╭─ Stored records

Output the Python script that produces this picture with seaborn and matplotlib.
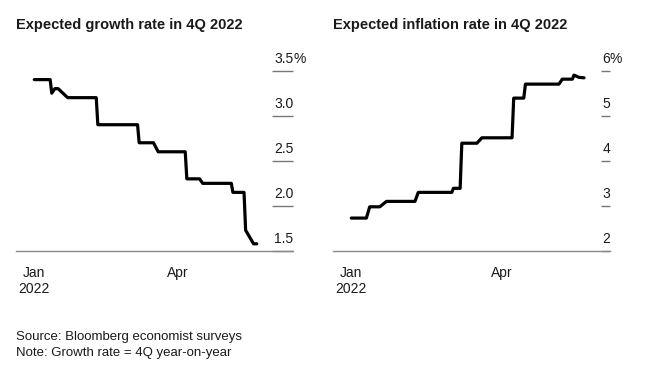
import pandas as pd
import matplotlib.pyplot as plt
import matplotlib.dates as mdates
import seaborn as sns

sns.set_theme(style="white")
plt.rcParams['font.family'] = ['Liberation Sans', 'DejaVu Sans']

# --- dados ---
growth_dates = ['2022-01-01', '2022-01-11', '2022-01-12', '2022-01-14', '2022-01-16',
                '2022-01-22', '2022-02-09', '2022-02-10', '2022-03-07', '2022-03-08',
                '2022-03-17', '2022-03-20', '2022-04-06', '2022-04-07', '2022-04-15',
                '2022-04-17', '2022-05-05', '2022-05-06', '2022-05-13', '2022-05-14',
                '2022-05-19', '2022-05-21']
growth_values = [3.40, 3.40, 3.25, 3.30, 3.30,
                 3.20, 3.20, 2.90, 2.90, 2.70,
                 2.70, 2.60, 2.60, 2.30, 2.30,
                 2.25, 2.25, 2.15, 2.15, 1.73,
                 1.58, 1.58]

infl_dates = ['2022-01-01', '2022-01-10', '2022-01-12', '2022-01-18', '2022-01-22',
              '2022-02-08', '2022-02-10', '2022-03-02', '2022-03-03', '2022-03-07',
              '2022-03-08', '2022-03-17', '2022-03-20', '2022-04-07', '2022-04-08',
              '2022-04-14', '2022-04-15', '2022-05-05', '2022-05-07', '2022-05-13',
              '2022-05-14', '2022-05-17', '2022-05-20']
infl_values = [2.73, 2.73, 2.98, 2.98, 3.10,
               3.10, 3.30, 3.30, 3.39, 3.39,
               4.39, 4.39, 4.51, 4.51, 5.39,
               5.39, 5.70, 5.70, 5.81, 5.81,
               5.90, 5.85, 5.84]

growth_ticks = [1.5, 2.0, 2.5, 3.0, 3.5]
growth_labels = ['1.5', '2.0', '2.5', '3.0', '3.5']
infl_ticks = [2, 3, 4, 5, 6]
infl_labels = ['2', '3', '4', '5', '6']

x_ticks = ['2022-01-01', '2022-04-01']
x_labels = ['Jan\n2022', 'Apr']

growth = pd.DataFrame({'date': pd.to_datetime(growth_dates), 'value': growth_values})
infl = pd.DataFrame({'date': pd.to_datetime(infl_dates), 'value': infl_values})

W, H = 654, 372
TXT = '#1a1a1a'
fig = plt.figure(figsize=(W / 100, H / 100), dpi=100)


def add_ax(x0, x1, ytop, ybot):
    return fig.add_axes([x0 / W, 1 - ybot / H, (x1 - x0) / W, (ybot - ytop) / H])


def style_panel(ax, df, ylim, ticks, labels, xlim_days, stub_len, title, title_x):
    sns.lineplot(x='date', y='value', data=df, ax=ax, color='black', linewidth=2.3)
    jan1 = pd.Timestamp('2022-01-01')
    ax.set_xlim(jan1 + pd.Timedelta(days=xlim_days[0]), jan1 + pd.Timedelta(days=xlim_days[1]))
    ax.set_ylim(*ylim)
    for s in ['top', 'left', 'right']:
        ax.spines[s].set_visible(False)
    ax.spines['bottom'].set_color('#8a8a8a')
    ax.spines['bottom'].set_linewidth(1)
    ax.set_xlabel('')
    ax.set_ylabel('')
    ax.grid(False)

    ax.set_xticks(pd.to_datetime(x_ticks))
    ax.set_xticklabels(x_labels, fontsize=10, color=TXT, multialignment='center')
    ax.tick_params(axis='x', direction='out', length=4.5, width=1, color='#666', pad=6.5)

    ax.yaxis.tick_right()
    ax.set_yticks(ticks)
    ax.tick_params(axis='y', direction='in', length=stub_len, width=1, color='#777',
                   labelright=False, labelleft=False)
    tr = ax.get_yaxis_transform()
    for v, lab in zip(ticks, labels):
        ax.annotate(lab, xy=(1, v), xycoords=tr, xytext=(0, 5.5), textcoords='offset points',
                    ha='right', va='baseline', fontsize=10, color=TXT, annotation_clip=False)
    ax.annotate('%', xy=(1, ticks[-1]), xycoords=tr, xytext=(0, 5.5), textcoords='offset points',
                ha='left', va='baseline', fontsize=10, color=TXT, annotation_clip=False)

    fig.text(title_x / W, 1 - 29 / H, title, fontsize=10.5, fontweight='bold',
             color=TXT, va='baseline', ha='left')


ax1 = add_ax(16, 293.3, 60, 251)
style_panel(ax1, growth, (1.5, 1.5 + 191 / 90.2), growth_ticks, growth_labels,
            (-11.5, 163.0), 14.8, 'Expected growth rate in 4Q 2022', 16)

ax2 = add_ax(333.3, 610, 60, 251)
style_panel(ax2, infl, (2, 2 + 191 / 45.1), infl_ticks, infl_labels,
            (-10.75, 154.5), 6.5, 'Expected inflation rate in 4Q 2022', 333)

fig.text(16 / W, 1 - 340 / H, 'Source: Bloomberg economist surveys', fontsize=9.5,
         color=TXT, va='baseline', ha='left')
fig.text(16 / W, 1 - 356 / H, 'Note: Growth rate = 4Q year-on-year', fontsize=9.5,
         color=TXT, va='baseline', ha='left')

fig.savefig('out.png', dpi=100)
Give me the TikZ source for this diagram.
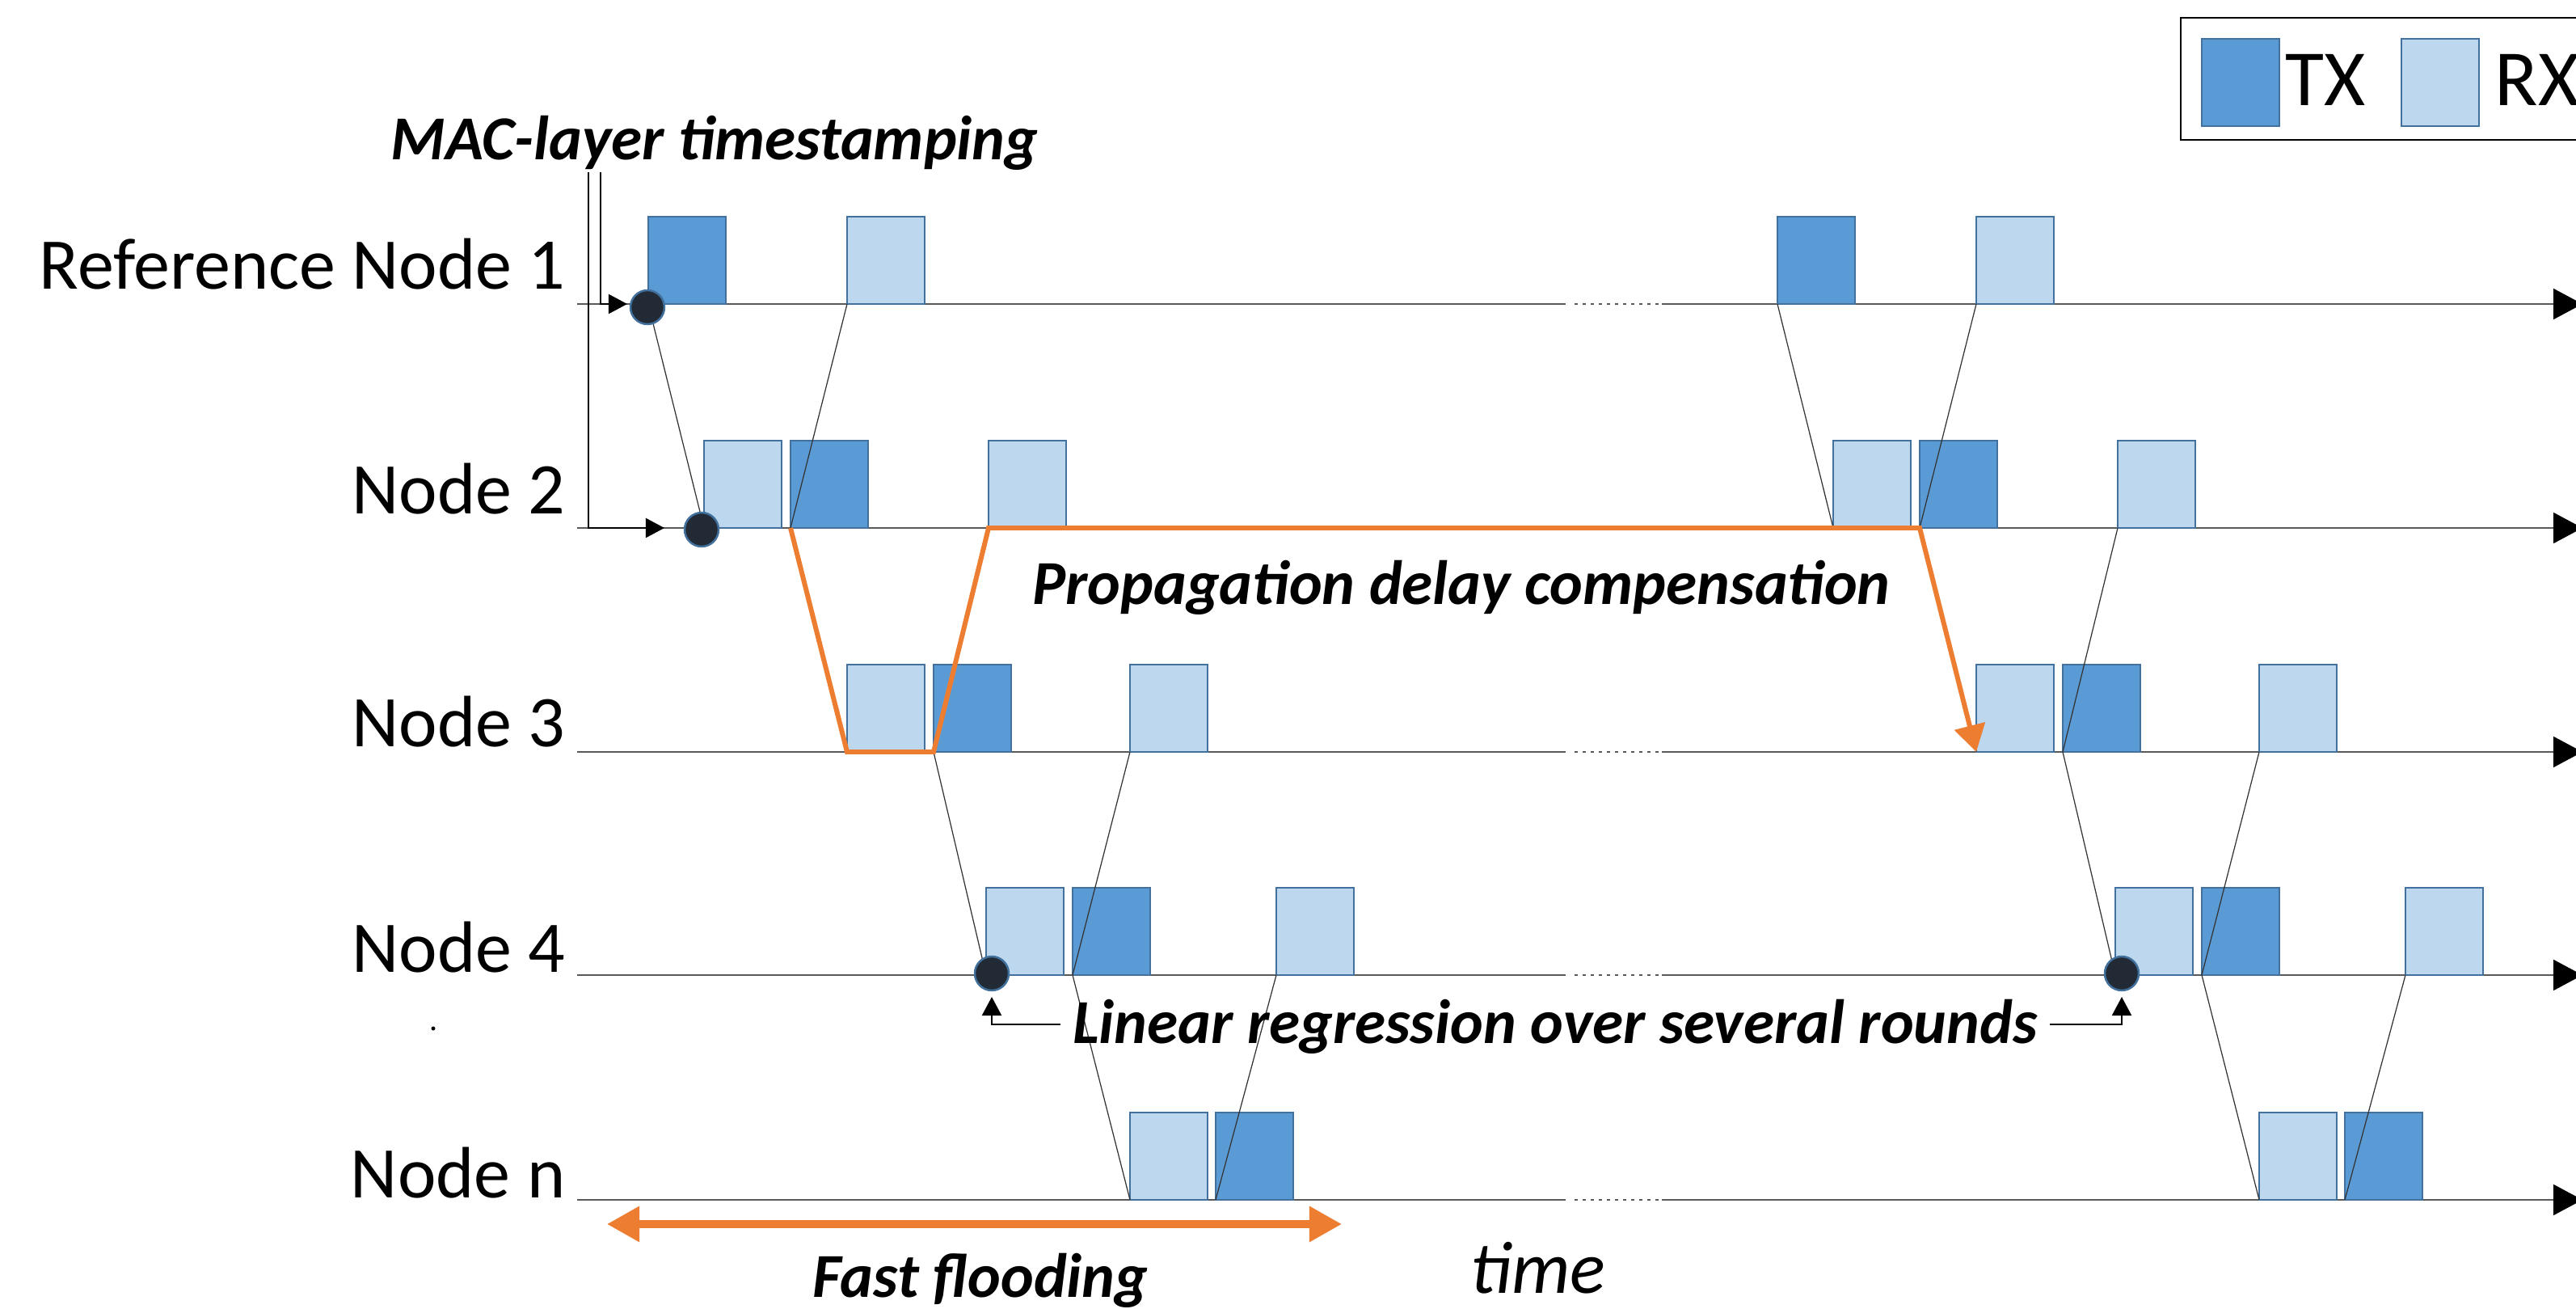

╰─

### Instruction
Return every line of the records exactly as given, pictures excluded.

### Solution to the exercise
Output the Python script that produces this picture with seaborn and matplotlib.
import pandas as pd
import matplotlib.pyplot as plt
import matplotlib.dates as mdates
import seaborn as sns

sns.set_theme(style="white")
plt.rcParams['font.family'] = ['Liberation Sans', 'DejaVu Sans']

# --- dados ---
growth_dates = ['2022-01-01', '2022-01-11', '2022-01-12', '2022-01-14', '2022-01-16',
                '2022-01-22', '2022-02-09', '2022-02-10', '2022-03-07', '2022-03-08',
                '2022-03-17', '2022-03-20', '2022-04-06', '2022-04-07', '2022-04-15',
                '2022-04-17', '2022-05-05', '2022-05-06', '2022-05-13', '2022-05-14',
                '2022-05-19', '2022-05-21']
growth_values = [3.40, 3.40, 3.25, 3.30, 3.30,
                 3.20, 3.20, 2.90, 2.90, 2.70,
                 2.70, 2.60, 2.60, 2.30, 2.30,
                 2.25, 2.25, 2.15, 2.15, 1.73,
                 1.58, 1.58]

infl_dates = ['2022-01-01', '2022-01-10', '2022-01-12', '2022-01-18', '2022-01-22',
              '2022-02-08', '2022-02-10', '2022-03-02', '2022-03-03', '2022-03-07',
              '2022-03-08', '2022-03-17', '2022-03-20', '2022-04-07', '2022-04-08',
              '2022-04-14', '2022-04-15', '2022-05-05', '2022-05-07', '2022-05-13',
              '2022-05-14', '2022-05-17', '2022-05-20']
infl_values = [2.73, 2.73, 2.98, 2.98, 3.10,
               3.10, 3.30, 3.30, 3.39, 3.39,
               4.39, 4.39, 4.51, 4.51, 5.39,
               5.39, 5.70, 5.70, 5.81, 5.81,
               5.90, 5.85, 5.84]

growth_ticks = [1.5, 2.0, 2.5, 3.0, 3.5]
growth_labels = ['1.5', '2.0', '2.5', '3.0', '3.5']
infl_ticks = [2, 3, 4, 5, 6]
infl_labels = ['2', '3', '4', '5', '6']

x_ticks = ['2022-01-01', '2022-04-01']
x_labels = ['Jan\n2022', 'Apr']

growth = pd.DataFrame({'date': pd.to_datetime(growth_dates), 'value': growth_values})
infl = pd.DataFrame({'date': pd.to_datetime(infl_dates), 'value': infl_values})

W, H = 654, 372
TXT = '#1a1a1a'
fig = plt.figure(figsize=(W / 100, H / 100), dpi=100)


def add_ax(x0, x1, ytop, ybot):
    return fig.add_axes([x0 / W, 1 - ybot / H, (x1 - x0) / W, (ybot - ytop) / H])


def style_panel(ax, df, ylim, ticks, labels, xlim_days, stub_len, title, title_x):
    sns.lineplot(x='date', y='value', data=df, ax=ax, color='black', linewidth=2.3)
    jan1 = pd.Timestamp('2022-01-01')
    ax.set_xlim(jan1 + pd.Timedelta(days=xlim_days[0]), jan1 + pd.Timedelta(days=xlim_days[1]))
    ax.set_ylim(*ylim)
    for s in ['top', 'left', 'right']:
        ax.spines[s].set_visible(False)
    ax.spines['bottom'].set_color('#8a8a8a')
    ax.spines['bottom'].set_linewidth(1)
    ax.set_xlabel('')
    ax.set_ylabel('')
    ax.grid(False)

    ax.set_xticks(pd.to_datetime(x_ticks))
    ax.set_xticklabels(x_labels, fontsize=10, color=TXT, multialignment='center')
    ax.tick_params(axis='x', direction='out', length=4.5, width=1, color='#666', pad=6.5)

    ax.yaxis.tick_right()
    ax.set_yticks(ticks)
    ax.tick_params(axis='y', direction='in', length=stub_len, width=1, color='#777',
                   labelright=False, labelleft=False)
    tr = ax.get_yaxis_transform()
    for v, lab in zip(ticks, labels):
        ax.annotate(lab, xy=(1, v), xycoords=tr, xytext=(0, 5.5), textcoords='offset points',
                    ha='right', va='baseline', fontsize=10, color=TXT, annotation_clip=False)
    ax.annotate('%', xy=(1, ticks[-1]), xycoords=tr, xytext=(0, 5.5), textcoords='offset points',
                ha='left', va='baseline', fontsize=10, color=TXT, annotation_clip=False)

    fig.text(title_x / W, 1 - 29 / H, title, fontsize=10.5, fontweight='bold',
             color=TXT, va='baseline', ha='left')


ax1 = add_ax(16, 293.3, 60, 251)
style_panel(ax1, growth, (1.5, 1.5 + 191 / 90.2), growth_ticks, growth_labels,
            (-11.5, 163.0), 14.8, 'Expected growth rate in 4Q 2022', 16)

ax2 = add_ax(333.3, 610, 60, 251)
style_panel(ax2, infl, (2, 2 + 191 / 45.1), infl_ticks, infl_labels,
            (-10.75, 154.5), 6.5, 'Expected inflation rate in 4Q 2022', 333)

fig.text(16 / W, 1 - 340 / H, 'Source: Bloomberg economist surveys', fontsize=9.5,
         color=TXT, va='baseline', ha='left')
fig.text(16 / W, 1 - 356 / H, 'Note: Growth rate = 4Q year-on-year', fontsize=9.5,
         color=TXT, va='baseline', ha='left')

fig.savefig('out.png', dpi=100)
Give me the TikZ source for this diagram.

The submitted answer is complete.